Il a indiqué lui avoir présenté " le cadre clair " pour un accord " vérifiable par l’Agence internationale de l’énergie atomique (AIEA), qui préserve la sécurité de la région, c’est à dire de tous les pays voisins ", en particulier " les pays du Golfe et Israël ".

C’est la première fois que M. Macron rencontrait M. Raïssi depuis l’élection du président iranien en août 2021.

 

M. Macron a indiqué que M. Raïssi lui avait " fait part de sa préoccupation " sur le dossier des " garanties ", notamment pour que l’accord soit préservé quelle que soit l’administration au pouvoir aux Etats-Unis. Téhéran souhaite par ailleurs la clôture d’une enquête de l’AIEA concernant des traces d’uranium enrichi retrouvées sur trois sites non déclarés, qui pourraient être le signe que l’Iran a eu un programme visant à obtenir la bombe atomique.

Pour le président français, " l’AIEA doit faire son travail en toute indépendance " et " on ne peut pas jouer avec la confiance et la sécurité ".
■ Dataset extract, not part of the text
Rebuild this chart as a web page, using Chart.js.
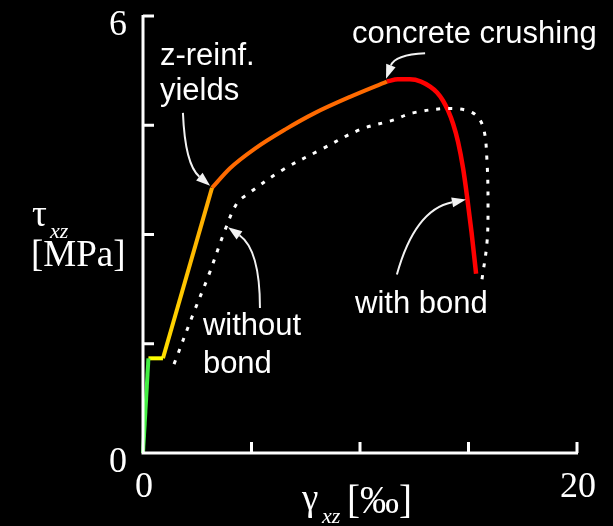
<!DOCTYPE html>
<html>
<head>
<meta charset="utf-8">
<script src="https://cdn.jsdelivr.net/npm/chart.js@4/dist/chart.umd.min.js"></script>
<style>
  body { margin: 0; background: #000; }
  #wrap { width: 613px; height: 526px; }
</style>
</head>
<body>
<div id="wrap"><canvas id="myChart"></canvas></div>
<script>
// shear strain [permille] / shear stress [MPa], "with bond" branches
var elasticX = [0, 0.25];
var elasticY = [0, 1.3];
var plateauX = [0.25, 0.92];
var plateauY = [1.3, 1.3];
var crackedX = [0.92, 3.18];
var crackedY = [1.3, 3.64];
var yieldX = [3.18, 4.01, 5.16, 6.54, 7.93, 9.54, 11.24];
var yieldY = [3.64, 3.91, 4.18, 4.44, 4.67, 4.89, 5.1];
var crushX = [11.24, 11.75, 12.3, 12.81, 13.23, 13.55, 13.82, 14.06, 14.29, 14.52, 14.75, 14.93, 15.14, 15.35];
var crushY = [5.1, 5.13, 5.13, 5.1, 5.03, 4.95, 4.84, 4.7, 4.52, 4.27, 3.91, 3.53, 3.03, 2.46];

// "without bond"
var noBondX = [1.43, 2.3, 3.0, 3.78, 4.33, 4.8, 6.45, 8.16, 10.0, 11.52, 12.44, 14.15, 15.2, 15.67, 15.85, 15.9, 15.85, 15.62];
var noBondY = [1.22, 1.9, 2.42, 3.06, 3.43, 3.55, 3.89, 4.16, 4.44, 4.57, 4.67, 4.73, 4.67, 4.48, 4.02, 3.34, 2.88, 2.38];

var xTicks = [0, 5, 10, 15, 20];
var yTicks = [0, 1.5, 3, 4.5, 6];
var xTickLabels = ['0', '', '', '', '20'];
var yTickLabels = ['0', '', '', '', '6'];

// annotation texts (left, baseline in data units) and arrows (start, control, tip)
var noteText = ['z-reinf.', 'yields', 'concrete crushing', 'without', 'bond', 'with bond'];
var noteX = [0.78, 0.78, 9.63, 2.76, 2.76, 9.77];
var noteY = [5.33, 4.85, 5.63, 1.62, 1.1, 1.92];
var arrowFrom = [[1.84, 4.67], [13.0, 5.49], [5.39, 1.99], [11.7, 2.45]];
var arrowCtrl = [[1.94, 3.96], [11.61, 5.47], [5.39, 2.79], [12.53, 3.34]];
var arrowTo = [[3.09, 3.67], [11.2, 5.14], [3.92, 3.1], [14.88, 3.48]];

function pts(xs, ys) {
  return xs.map(function (x, i) { return { x: x, y: ys[i] }; });
}

function crackedColor(c) {
  var chart = c.chart;
  if (!chart.chartArea) return '#ffbb00';
  var y = chart.scales.y;
  var g = chart.ctx.createLinearGradient(0, y.getPixelForValue(1.3), 0, y.getPixelForValue(3.64));
  g.addColorStop(0, '#ffdd00');
  g.addColorStop(1, '#ffa600');
  return g;
}

var SERIF = '"Liberation Serif", "Times New Roman", serif';
var SANS = '"Liberation Sans", Arial, sans-serif';

var axesPlugin = {
  id: 'axesAndNotes',
  afterDraw: function (chart) {
    var ctx = chart.ctx;
    var sx = chart.scales.x, sy = chart.scales.y;
    var a = chart.chartArea;
    ctx.save();
    ctx.strokeStyle = '#fff';
    ctx.fillStyle = '#fff';
    ctx.lineWidth = 3;
    ctx.lineCap = 'butt';

    // axes lines
    ctx.beginPath();
    ctx.moveTo(a.left, a.top - 1);
    ctx.lineTo(a.left, a.bottom);
    ctx.lineTo(a.right + 1, a.bottom);
    ctx.stroke();

    // inward ticks
    xTicks.forEach(function (v) {
      if (v === 0) return;
      var px = sx.getPixelForValue(v);
      ctx.beginPath();
      ctx.moveTo(px, a.bottom);
      ctx.lineTo(px, a.bottom - 11);
      ctx.stroke();
    });
    yTicks.forEach(function (v) {
      if (v === 0) return;
      var py = sy.getPixelForValue(v);
      ctx.beginPath();
      ctx.moveTo(a.left, py);
      ctx.lineTo(a.left + 11, py);
      ctx.stroke();
    });

    // tick labels
    ctx.font = '36px ' + SERIF;
    ctx.textAlign = 'center';
    ctx.textBaseline = 'alphabetic';
    xTicks.forEach(function (v, i) {
      if (xTickLabels[i]) ctx.fillText(xTickLabels[i], sx.getPixelForValue(v) + 1, a.bottom + 44);
    });
    ctx.textAlign = 'right';
    yTicks.forEach(function (v, i) {
      if (yTickLabels[i]) ctx.fillText(yTickLabels[i], a.left - 16, sy.getPixelForValue(v) + 19);
    });

    // axis titles
    ctx.textAlign = 'left';
    ctx.font = '37px ' + SERIF;
    ctx.fillText('\u03c4', 32, 226);
    ctx.fillText('[MPa]', 31, 266);
    ctx.fillText('\u03b3', 302, 510);
    ctx.font = '39px ' + SERIF;
    ctx.fillText('[\u2030]', 347, 513);
    ctx.font = 'italic 22px ' + SERIF;
    ctx.fillText('xz', 50, 238);
    ctx.fillText('xz', 322, 523);

    // annotation texts
    ctx.font = '31px ' + SANS;
    noteText.forEach(function (t, i) {
      ctx.fillText(t, sx.getPixelForValue(noteX[i]), sy.getPixelForValue(noteY[i]));
    });

    // curved arrows
    ctx.lineWidth = 2;
    ctx.strokeStyle = '#f2f2f2';
    ctx.fillStyle = '#f2f2f2';
    arrowFrom.forEach(function (f, i) {
      var x0 = sx.getPixelForValue(f[0]), y0 = sy.getPixelForValue(f[1]);
      var cx = sx.getPixelForValue(arrowCtrl[i][0]), cy = sy.getPixelForValue(arrowCtrl[i][1]);
      var x1 = sx.getPixelForValue(arrowTo[i][0]), y1 = sy.getPixelForValue(arrowTo[i][1]);
      var ang = Math.atan2(y1 - cy, x1 - cx);
      var len = 14, half = 5;
      var bx = x1 - len * Math.cos(ang), by = y1 - len * Math.sin(ang);
      ctx.beginPath();
      ctx.moveTo(x0, y0);
      ctx.quadraticCurveTo(cx, cy, bx, by);
      ctx.stroke();
      ctx.beginPath();
      ctx.moveTo(x1, y1);
      ctx.lineTo(bx - half * Math.sin(ang), by + half * Math.cos(ang));
      ctx.lineTo(bx + half * Math.sin(ang), by - half * Math.cos(ang));
      ctx.closePath();
      ctx.fill();
    });
    ctx.restore();
  }
};

var ctx = document.getElementById('myChart').getContext('2d');
var chart = new Chart(ctx, {
  type: 'line',
  data: {
    datasets: [
      { data: pts(noBondX, noBondY), borderColor: '#fff', borderWidth: 3, borderDash: [4, 8], tension: 0.35 },
      { data: pts(elasticX, elasticY), borderColor: '#44ee44', borderWidth: 4 },
      { data: pts(plateauX, plateauY), borderColor: '#ffff00', borderWidth: 4 },
      { data: pts(crackedX, crackedY), borderColor: crackedColor, borderWidth: 4 },
      { data: pts(yieldX, yieldY), borderColor: '#ff6a00', borderWidth: 4, cubicInterpolationMode: 'monotone' },
      { data: pts(crushX, crushY), borderColor: '#ff0000', borderWidth: 4.5, cubicInterpolationMode: 'monotone' }
    ]
  },
  options: {
    responsive: true,
    maintainAspectRatio: false,
    animation: false,
    clip: false,
    layout: { padding: { left: 143, right: 36, top: 16, bottom: 73 } },
    elements: { point: { radius: 0 }, line: { fill: false, borderCapStyle: 'butt' } },
    plugins: { legend: { display: false }, tooltip: { enabled: false } },
    scales: {
      x: { type: 'linear', min: 0, max: 20, display: false },
      y: { type: 'linear', min: 0, max: 6, display: false }
    }
  },
  plugins: [axesPlugin]
});
</script>
</body>
</html>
Il a en outre indiqué avoir " insisté sur le respect des droits des femmes " alors que des manifestations se sont déroulées dans plusieurs villes iraniennes après la mort d’une jeune femme détenue par la police des mœurs. C’est la première fois que M. Macron rencontrait M. Raïssi depuis l’élection du président iranien en août 2021.

Dans la matinée, il s’est également entretenu avec les Premiers ministres du Pakistan Shehbaz Sharif et du Royaume-Uni Liz Truss.

Après avoir dîné lundi soir en tête-à-tête avec le secrétaire général de l’ONU Antonio Guterres, il doit aussi avoir une rencontre bilatérale avec son homologue américain Joe Biden mercredi.